“The Eye Of The Beholder: Seven Contemporary Swiss Photographers”
Writing in The Village Voice at the height of the culture wars in this country, Michael Feingold made a modest proposal that U.S. artists and writers apply en masse for sanctuary in Switzerland. His comment wryly reveals some of the stereotypes Americans reflexively invoke to characterize all things Swiss: cool detachment and political neutrality.
Stereotypes always obscure more than they reveal. Although “Swiss photography” is generally thought to flow from the reportage of earlier masters such as Werner Bischof and Walter Bosshard, the most emotionally expressive and politically direct (nonneutral) photographic work of this or any other period was produced by a Swiss immigrant to New York named Robert Frank.
“The Eye of the Beholder,” organized by the Swiss Federal Office of Culture and the Swiss Institute in New York, managed to complicate stereotypes surrounding Swiss photography and culture. Contrary to the sense of individuality invoked by the title, the seven artists in the show do have certain traits in common. They all share a serial tendency in their practice—returning again to one subject or object over time—and an interiority of focus, avoiding the grand themes of the past in their acknowledgment of the limitations of both their era and photography itself.

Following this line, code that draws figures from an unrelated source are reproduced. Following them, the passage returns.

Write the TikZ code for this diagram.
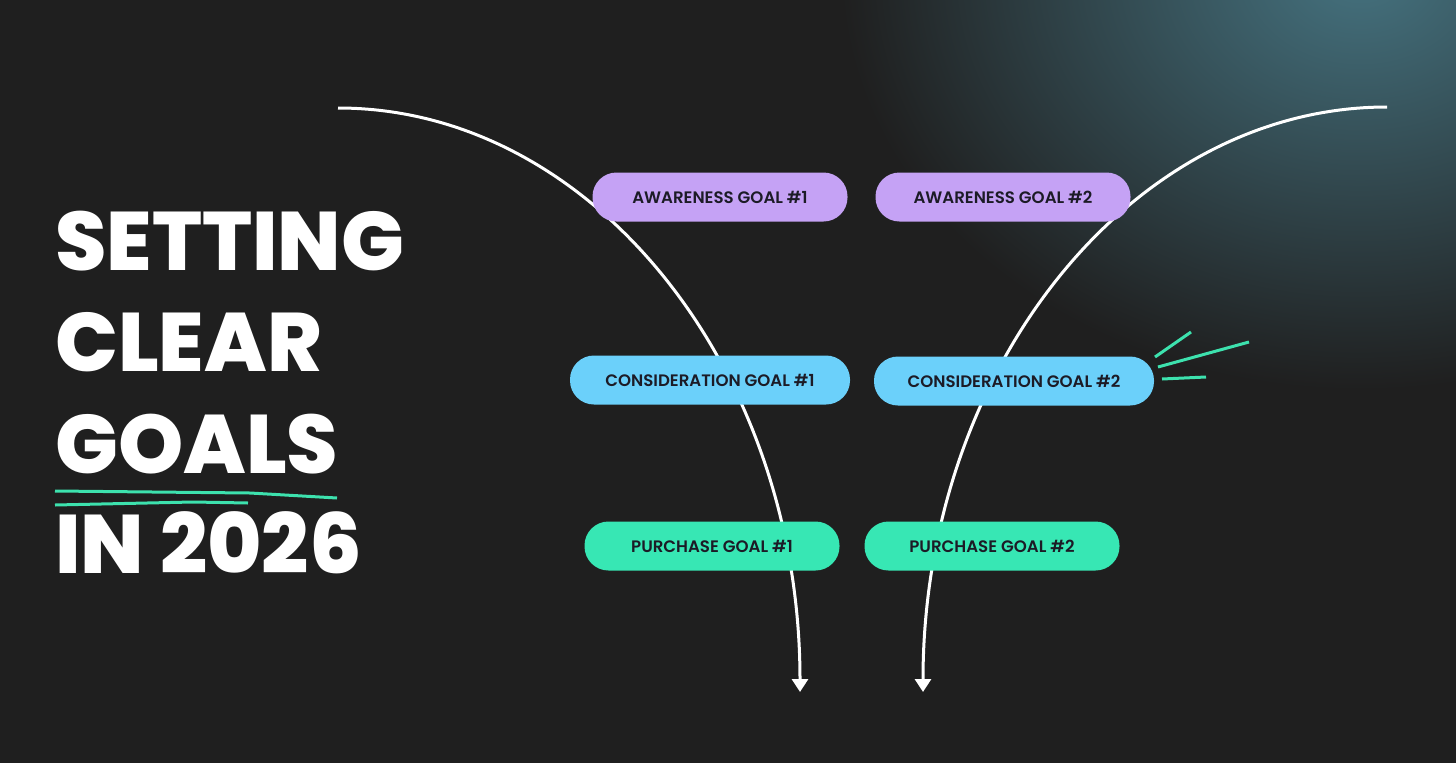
\documentclass[tikz,border=0pt]{standalone}
\usepackage{fontspec}
\setmainfont{Poppins}
\newfontfamily\titlefont{Poppins ExtraBold}
\newfontfamily\pillfont{Poppins SemiBold}
\usetikzlibrary{arrows.meta}

\definecolor{bg}{HTML}{1F1F1F}
\definecolor{glow}{HTML}{45727F}
\definecolor{aware}{HTML}{C5A2F5}
\definecolor{consid}{HTML}{6BD0FA}
\definecolor{purch}{HTML}{37E7B4}
\definecolor{ink}{HTML}{1C1B26}
\definecolor{accent}{HTML}{3DE2AE}

\tikzset{
  pill/.style={rounded corners=24pt, minimum height=49pt, inner sep=0pt,
    text=ink, font=\pillfont\fontsize{16.6}{17}\selectfont},
  headline/.style={anchor=base west, text=white, inner sep=0pt,
    font=\titlefont\fontsize{83}{83}\selectfont},
  funnel/.style={draw=white, line width=3pt, -{Triangle[width=16pt,length=13pt]}},
  scribble/.style={draw=accent, line width=3pt}
}

\begin{document}
\begin{tikzpicture}[x=1pt,y=-1pt]
  \useasboundingbox (0,0) rectangle (1456,763);
  \fill[bg] (0,0) rectangle (1456,763);
  \begin{scope}
    \clip (0,0) rectangle (1456,763);
    \shade[inner color=glow, outer color=bg] (1360,-30) ellipse [x radius=520, y radius=420];
  \end{scope}

  % title
  \node[headline] (setting) at (55,270) {SETTING};
  \node[headline] (clear) at (55,371) {CLEAR};
  \node[headline] (goals) at (55,473) {GOALS};
  \node[headline] (year) at (55,573) {IN 2026};

  \draw[scribble] (55,491) -- (250,493) -- (337,498);
  \draw[scribble] (55,505) -- (193,502) -- (248,503);

  % funnel lines
  \coordinate (top1) at (338,108);
  \coordinate (end1) at (800,692);
  \coordinate (top2) at (1387,107);
  \coordinate (end2) at (923,692);
  \draw[funnel] (top1) .. controls +(255,0) and +(0,-322) .. (end1);
  \draw[funnel] (top2) .. controls +(-256,0) and +(0,-323) .. (end2);

  % goals
  \node[pill, fill=aware, minimum width=255pt] (aw1) at (720,197) {AWARENESS GOAL \#1};
  \node[pill, fill=aware, minimum width=255pt] (aw2) at (1003,197) {AWARENESS GOAL \#2};
  \node[pill, fill=consid, minimum width=280pt] (co1) at (710,380) {CONSIDERATION GOAL \#1};
  \node[pill, fill=consid, minimum width=280pt] (co2) at (1014,381) {CONSIDERATION GOAL \#2};
  \node[pill, fill=purch, minimum width=255pt] (pu1) at (712,546) {PURCHASE GOAL \#1};
  \node[pill, fill=purch, minimum width=255pt] (pu2) at (992,546) {PURCHASE GOAL \#2};

  \draw[scribble] (1155,357) -- (1191,332);
  \draw[scribble] (1158,367) -- (1249,342);
  \draw[scribble] (1162,379) -- (1206,377);
\end{tikzpicture}
\end{document}
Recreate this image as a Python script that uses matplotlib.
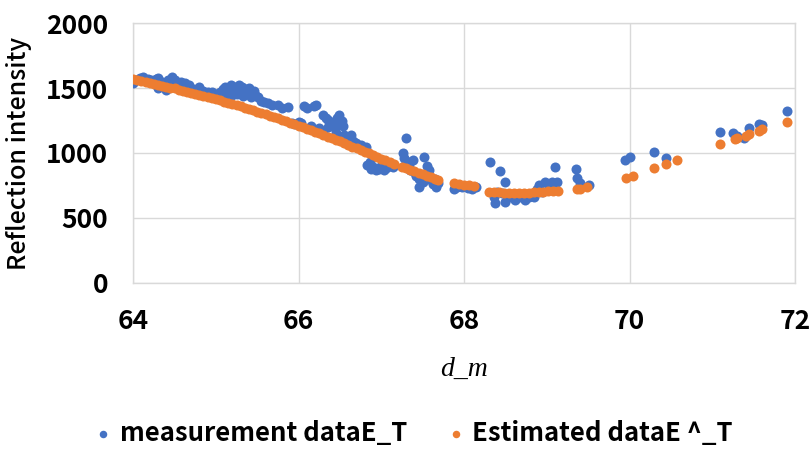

Simone Kappeler’s series of photographs of a garden table taken at regular intervals over a year’s time is more elemental (fundamental and essentialist) than conceptual (relying on general ideas derived from a specific instance), yet more subjective than objective. The simple round white tabletop with its splayed legs is deadpan funny at first, and then acquires a lunar intensity as its reflective surface becomes a scrying screen. In contrast to the brightness of Kappeler’s moon table, Hans Danuser’s large square pictures in a grid were as dark as the back of a mirror. Knowing that these images record the effects of erosion on slate in a gully in eastern Switzerland did little to alleviate the monotony of the images. This was not true of Bernard Volta’s miniaturist faux-architectural photographs, where the beholder’s eyes have room to roam in imaginary spaces that are purely photographic.
In Jacques Berthet’s solemn images of the marble quarries of Carrara, Italy, the special relationship between photography and sculpture—one explored by artists from Fox Talbot through Robert Mapplethorpe—was accentuated. Through close attention to shifts in scale and the play of light on surfaces, Berthet transformed the raw material of the quarries into faceted monuments. Thomas Flechtner also sculpts landscapes, but he does so through a form of inscription, projecting charts and maps onto rock faces. His images incorporating sheets of crumpled lead into a seascape approach the clarity of John Pfahl’s situated dialogues between landscape and manmade elements.
But it was in the works of Annelie Štrba and Micaela Garzoni (the only “people pictures” in the show) that the old frames of photographic representation were most effectively broken. Garzoni’s dreamy shots of children are more recoverable in conventional terms as nostalgia, but Strba’s seemingly unplanned (decomposed) images of friends in ordinary settings and situations were as compelling as the best vernacular images. Operating somewhere between Craigie Horsfield’s deep-image excavations and Thomas Struth’s reticent portraits, these images caused the viewer to reconsider the limits and frontiers of photographic subjectivity all over again.